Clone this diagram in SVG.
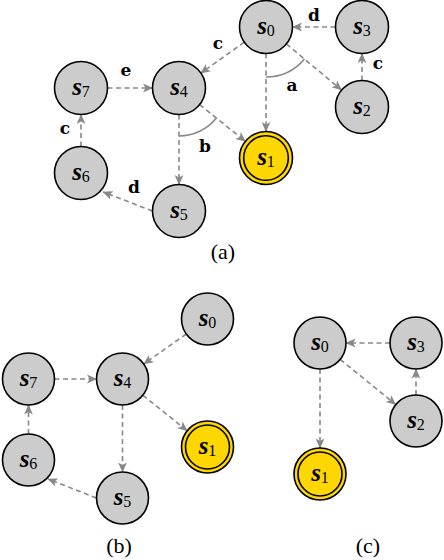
<svg xmlns="http://www.w3.org/2000/svg" width="444" height="560" viewBox="0 0 444 560">
<style>
.n{fill:#cccccc;stroke:#000;stroke-width:1.6}
.acc{fill:#FFD700;stroke:#000;stroke-width:1.6}
.e{fill:none;stroke:#888;stroke-width:1.6;stroke-dasharray:5,3.5;marker-end:url(#arr)}
.arc{fill:none;stroke:#888;stroke-width:1.6}
text{fill:#000;text-anchor:middle}
</style>
<defs>
<marker id="arr" viewBox="0 0 10 10" refX="9.5" refY="5" markerWidth="10" markerHeight="10" markerUnits="userSpaceOnUse" orient="auto">
<path d="M0,0.6 L10,5 L0,9.4 L2.5,5 z" fill="#888"/>
</marker>
</defs>

<g id="connectors">
<!-- (a) -->
<path class="e" d="M335.5,27 L292.5,27"/>
<path class="e" d="M244.3,42.2 L200.7,73.2"/>
<path class="e" d="M286.4,44 L341.6,90"/>
<path class="e" d="M266,53.5 L266,131.5"/>
<path class="e" d="M362,80.5 L362,53.5"/>
<path class="e" d="M107.5,88 L152.5,88"/>
<path class="e" d="M199.6,104.6 L245.4,141.4"/>
<path class="e" d="M179,114.5 L179,184.5"/>
<path class="e" d="M81,146.5 L81,114.5"/>
<path class="e" d="M152.5,211 L103,192"/>
<path class="arc" d="M266,77 A50,50 0 0 0 304.4,59"/>
<path class="arc" d="M179,136 A48,48 0 0 0 216.4,118"/>
<!-- (b) -->
<path class="e" d="M186.3,334 L143.7,364"/>
<path class="e" d="M54.5,379 L96.5,379"/>
<path class="e" d="M142.8,395.2 L187.2,430.8"/>
<path class="e" d="M122.5,405 L122.5,472"/>
<path class="e" d="M28.5,434 L28.5,405"/>
<path class="e" d="M96.5,498 L48,479"/>
<!-- (c) -->
<path class="e" d="M390,343 L346,343"/>
<path class="e" d="M340.2,359.4 L395.8,404.6"/>
<path class="e" d="M416,395 L416,369"/>
<path class="e" d="M320,369 L320,448"/>
</g>

<g id="edge-labels" font-family="DejaVu Serif, serif" font-weight="bold" font-size="17">
<text x="314" y="21">d</text>
<text x="218" y="49">c</text>
<text x="292" y="91">a</text>
<text x="378" y="69">c</text>
<text x="126" y="76">e</text>
<text x="65" y="134">c</text>
<text x="205" y="152">b</text>
<text x="134" y="193">d</text>
</g>

<g font-family="Liberation Serif, serif">
<!-- (a) nodes -->
<g id="a-s0"><circle class="n" cx="266" cy="27" r="26.5"/><text x="266" y="34"><tspan font-size="25" font-style="italic" font-weight="bold">s</tspan><tspan font-size="16" dy="2">0</tspan></text></g>
<g id="a-s3"><circle class="n" cx="362" cy="27" r="26.5"/><text x="362" y="34"><tspan font-size="25" font-style="italic" font-weight="bold">s</tspan><tspan font-size="16" dy="2">3</tspan></text></g>
<g id="a-s2"><circle class="n" cx="362" cy="107" r="26.5"/><text x="362" y="114"><tspan font-size="25" font-style="italic" font-weight="bold">s</tspan><tspan font-size="16" dy="2">2</tspan></text></g>
<g id="a-s7"><circle class="n" cx="81" cy="88" r="26.5"/><text x="81" y="95"><tspan font-size="25" font-style="italic" font-weight="bold">s</tspan><tspan font-size="16" dy="2">7</tspan></text></g>
<g id="a-s4"><circle class="n" cx="179" cy="88" r="26.5"/><text x="179" y="95"><tspan font-size="25" font-style="italic" font-weight="bold">s</tspan><tspan font-size="16" dy="2">4</tspan></text></g>
<g id="a-s1"><circle class="acc" cx="266" cy="158" r="26.5"/><circle class="acc" cx="266" cy="158" r="22.3"/><text x="266" y="165"><tspan font-size="25" font-style="italic" font-weight="bold">s</tspan><tspan font-size="16" dy="2">1</tspan></text></g>
<g id="a-s6"><circle class="n" cx="81" cy="173" r="26.5"/><text x="81" y="180"><tspan font-size="25" font-style="italic" font-weight="bold">s</tspan><tspan font-size="16" dy="2">6</tspan></text></g>
<g id="a-s5"><circle class="n" cx="179" cy="211" r="26.5"/><text x="179" y="218"><tspan font-size="25" font-style="italic" font-weight="bold">s</tspan><tspan font-size="16" dy="2">5</tspan></text></g>
<text x="223" y="259" font-size="22">(a)</text>

<!-- (b) nodes -->
<g id="b-s0"><circle class="n" cx="207.5" cy="319" r="26"/><text x="207.5" y="326"><tspan font-size="25" font-style="italic" font-weight="bold">s</tspan><tspan font-size="16" dy="2">0</tspan></text></g>
<g id="b-s7"><circle class="n" cx="28.5" cy="379" r="26"/><text x="28.5" y="386"><tspan font-size="25" font-style="italic" font-weight="bold">s</tspan><tspan font-size="16" dy="2">7</tspan></text></g>
<g id="b-s4"><circle class="n" cx="122.5" cy="379" r="26"/><text x="122.5" y="386"><tspan font-size="25" font-style="italic" font-weight="bold">s</tspan><tspan font-size="16" dy="2">4</tspan></text></g>
<g id="b-s1"><circle class="acc" cx="207.5" cy="447" r="26"/><circle class="acc" cx="207.5" cy="447" r="22"/><text x="207.5" y="454"><tspan font-size="25" font-style="italic" font-weight="bold">s</tspan><tspan font-size="16" dy="2">1</tspan></text></g>
<g id="b-s6"><circle class="n" cx="28.5" cy="460" r="26"/><text x="28.5" y="467"><tspan font-size="25" font-style="italic" font-weight="bold">s</tspan><tspan font-size="16" dy="2">6</tspan></text></g>
<g id="b-s5"><circle class="n" cx="122.5" cy="498" r="26"/><text x="122.5" y="505"><tspan font-size="25" font-style="italic" font-weight="bold">s</tspan><tspan font-size="16" dy="2">5</tspan></text></g>
<text x="119" y="553" font-size="22">(b)</text>

<!-- (c) nodes -->
<g id="c-s0"><circle class="n" cx="320" cy="343" r="26"/><text x="320" y="350"><tspan font-size="25" font-style="italic" font-weight="bold">s</tspan><tspan font-size="16" dy="2">0</tspan></text></g>
<g id="c-s3"><circle class="n" cx="416" cy="343" r="26"/><text x="416" y="350"><tspan font-size="25" font-style="italic" font-weight="bold">s</tspan><tspan font-size="16" dy="2">3</tspan></text></g>
<g id="c-s2"><circle class="n" cx="416" cy="421" r="26"/><text x="416" y="428"><tspan font-size="25" font-style="italic" font-weight="bold">s</tspan><tspan font-size="16" dy="2">2</tspan></text></g>
<g id="c-s1"><circle class="acc" cx="320" cy="474" r="26"/><circle class="acc" cx="320" cy="474" r="22"/><text x="320" y="481"><tspan font-size="25" font-style="italic" font-weight="bold">s</tspan><tspan font-size="16" dy="2">1</tspan></text></g>
<text x="368" y="553" font-size="22">(c)</text>
</g>
</svg>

- What you will do
Transcribe the material exactly, and leave out whatever pictures it holds.

- Answer to the problem
Clone this diagram in SVG.
<svg xmlns="http://www.w3.org/2000/svg" width="444" height="560" viewBox="0 0 444 560">
<style>
.n{fill:#cccccc;stroke:#000;stroke-width:1.6}
.acc{fill:#FFD700;stroke:#000;stroke-width:1.6}
.e{fill:none;stroke:#888;stroke-width:1.6;stroke-dasharray:5,3.5;marker-end:url(#arr)}
.arc{fill:none;stroke:#888;stroke-width:1.6}
text{fill:#000;text-anchor:middle}
</style>
<defs>
<marker id="arr" viewBox="0 0 10 10" refX="9.5" refY="5" markerWidth="10" markerHeight="10" markerUnits="userSpaceOnUse" orient="auto">
<path d="M0,0.6 L10,5 L0,9.4 L2.5,5 z" fill="#888"/>
</marker>
</defs>

<g id="connectors">
<!-- (a) -->
<path class="e" d="M335.5,27 L292.5,27"/>
<path class="e" d="M244.3,42.2 L200.7,73.2"/>
<path class="e" d="M286.4,44 L341.6,90"/>
<path class="e" d="M266,53.5 L266,131.5"/>
<path class="e" d="M362,80.5 L362,53.5"/>
<path class="e" d="M107.5,88 L152.5,88"/>
<path class="e" d="M199.6,104.6 L245.4,141.4"/>
<path class="e" d="M179,114.5 L179,184.5"/>
<path class="e" d="M81,146.5 L81,114.5"/>
<path class="e" d="M152.5,211 L103,192"/>
<path class="arc" d="M266,77 A50,50 0 0 0 304.4,59"/>
<path class="arc" d="M179,136 A48,48 0 0 0 216.4,118"/>
<!-- (b) -->
<path class="e" d="M186.3,334 L143.7,364"/>
<path class="e" d="M54.5,379 L96.5,379"/>
<path class="e" d="M142.8,395.2 L187.2,430.8"/>
<path class="e" d="M122.5,405 L122.5,472"/>
<path class="e" d="M28.5,434 L28.5,405"/>
<path class="e" d="M96.5,498 L48,479"/>
<!-- (c) -->
<path class="e" d="M390,343 L346,343"/>
<path class="e" d="M340.2,359.4 L395.8,404.6"/>
<path class="e" d="M416,395 L416,369"/>
<path class="e" d="M320,369 L320,448"/>
</g>

<g id="edge-labels" font-family="DejaVu Serif, serif" font-weight="bold" font-size="17">
<text x="314" y="21">d</text>
<text x="218" y="49">c</text>
<text x="292" y="91">a</text>
<text x="378" y="69">c</text>
<text x="126" y="76">e</text>
<text x="65" y="134">c</text>
<text x="205" y="152">b</text>
<text x="134" y="193">d</text>
</g>

<g font-family="Liberation Serif, serif">
<!-- (a) nodes -->
<g id="a-s0"><circle class="n" cx="266" cy="27" r="26.5"/><text x="266" y="34"><tspan font-size="25" font-style="italic" font-weight="bold">s</tspan><tspan font-size="16" dy="2">0</tspan></text></g>
<g id="a-s3"><circle class="n" cx="362" cy="27" r="26.5"/><text x="362" y="34"><tspan font-size="25" font-style="italic" font-weight="bold">s</tspan><tspan font-size="16" dy="2">3</tspan></text></g>
<g id="a-s2"><circle class="n" cx="362" cy="107" r="26.5"/><text x="362" y="114"><tspan font-size="25" font-style="italic" font-weight="bold">s</tspan><tspan font-size="16" dy="2">2</tspan></text></g>
<g id="a-s7"><circle class="n" cx="81" cy="88" r="26.5"/><text x="81" y="95"><tspan font-size="25" font-style="italic" font-weight="bold">s</tspan><tspan font-size="16" dy="2">7</tspan></text></g>
<g id="a-s4"><circle class="n" cx="179" cy="88" r="26.5"/><text x="179" y="95"><tspan font-size="25" font-style="italic" font-weight="bold">s</tspan><tspan font-size="16" dy="2">4</tspan></text></g>
<g id="a-s1"><circle class="acc" cx="266" cy="158" r="26.5"/><circle class="acc" cx="266" cy="158" r="22.3"/><text x="266" y="165"><tspan font-size="25" font-style="italic" font-weight="bold">s</tspan><tspan font-size="16" dy="2">1</tspan></text></g>
<g id="a-s6"><circle class="n" cx="81" cy="173" r="26.5"/><text x="81" y="180"><tspan font-size="25" font-style="italic" font-weight="bold">s</tspan><tspan font-size="16" dy="2">6</tspan></text></g>
<g id="a-s5"><circle class="n" cx="179" cy="211" r="26.5"/><text x="179" y="218"><tspan font-size="25" font-style="italic" font-weight="bold">s</tspan><tspan font-size="16" dy="2">5</tspan></text></g>
<text x="223" y="259" font-size="22">(a)</text>

<!-- (b) nodes -->
<g id="b-s0"><circle class="n" cx="207.5" cy="319" r="26"/><text x="207.5" y="326"><tspan font-size="25" font-style="italic" font-weight="bold">s</tspan><tspan font-size="16" dy="2">0</tspan></text></g>
<g id="b-s7"><circle class="n" cx="28.5" cy="379" r="26"/><text x="28.5" y="386"><tspan font-size="25" font-style="italic" font-weight="bold">s</tspan><tspan font-size="16" dy="2">7</tspan></text></g>
<g id="b-s4"><circle class="n" cx="122.5" cy="379" r="26"/><text x="122.5" y="386"><tspan font-size="25" font-style="italic" font-weight="bold">s</tspan><tspan font-size="16" dy="2">4</tspan></text></g>
<g id="b-s1"><circle class="acc" cx="207.5" cy="447" r="26"/><circle class="acc" cx="207.5" cy="447" r="22"/><text x="207.5" y="454"><tspan font-size="25" font-style="italic" font-weight="bold">s</tspan><tspan font-size="16" dy="2">1</tspan></text></g>
<g id="b-s6"><circle class="n" cx="28.5" cy="460" r="26"/><text x="28.5" y="467"><tspan font-size="25" font-style="italic" font-weight="bold">s</tspan><tspan font-size="16" dy="2">6</tspan></text></g>
<g id="b-s5"><circle class="n" cx="122.5" cy="498" r="26"/><text x="122.5" y="505"><tspan font-size="25" font-style="italic" font-weight="bold">s</tspan><tspan font-size="16" dy="2">5</tspan></text></g>
<text x="119" y="553" font-size="22">(b)</text>

<!-- (c) nodes -->
<g id="c-s0"><circle class="n" cx="320" cy="343" r="26"/><text x="320" y="350"><tspan font-size="25" font-style="italic" font-weight="bold">s</tspan><tspan font-size="16" dy="2">0</tspan></text></g>
<g id="c-s3"><circle class="n" cx="416" cy="343" r="26"/><text x="416" y="350"><tspan font-size="25" font-style="italic" font-weight="bold">s</tspan><tspan font-size="16" dy="2">3</tspan></text></g>
<g id="c-s2"><circle class="n" cx="416" cy="421" r="26"/><text x="416" y="428"><tspan font-size="25" font-style="italic" font-weight="bold">s</tspan><tspan font-size="16" dy="2">2</tspan></text></g>
<g id="c-s1"><circle class="acc" cx="320" cy="474" r="26"/><circle class="acc" cx="320" cy="474" r="22"/><text x="320" y="481"><tspan font-size="25" font-style="italic" font-weight="bold">s</tspan><tspan font-size="16" dy="2">1</tspan></text></g>
<text x="368" y="553" font-size="22">(c)</text>
</g>
</svg>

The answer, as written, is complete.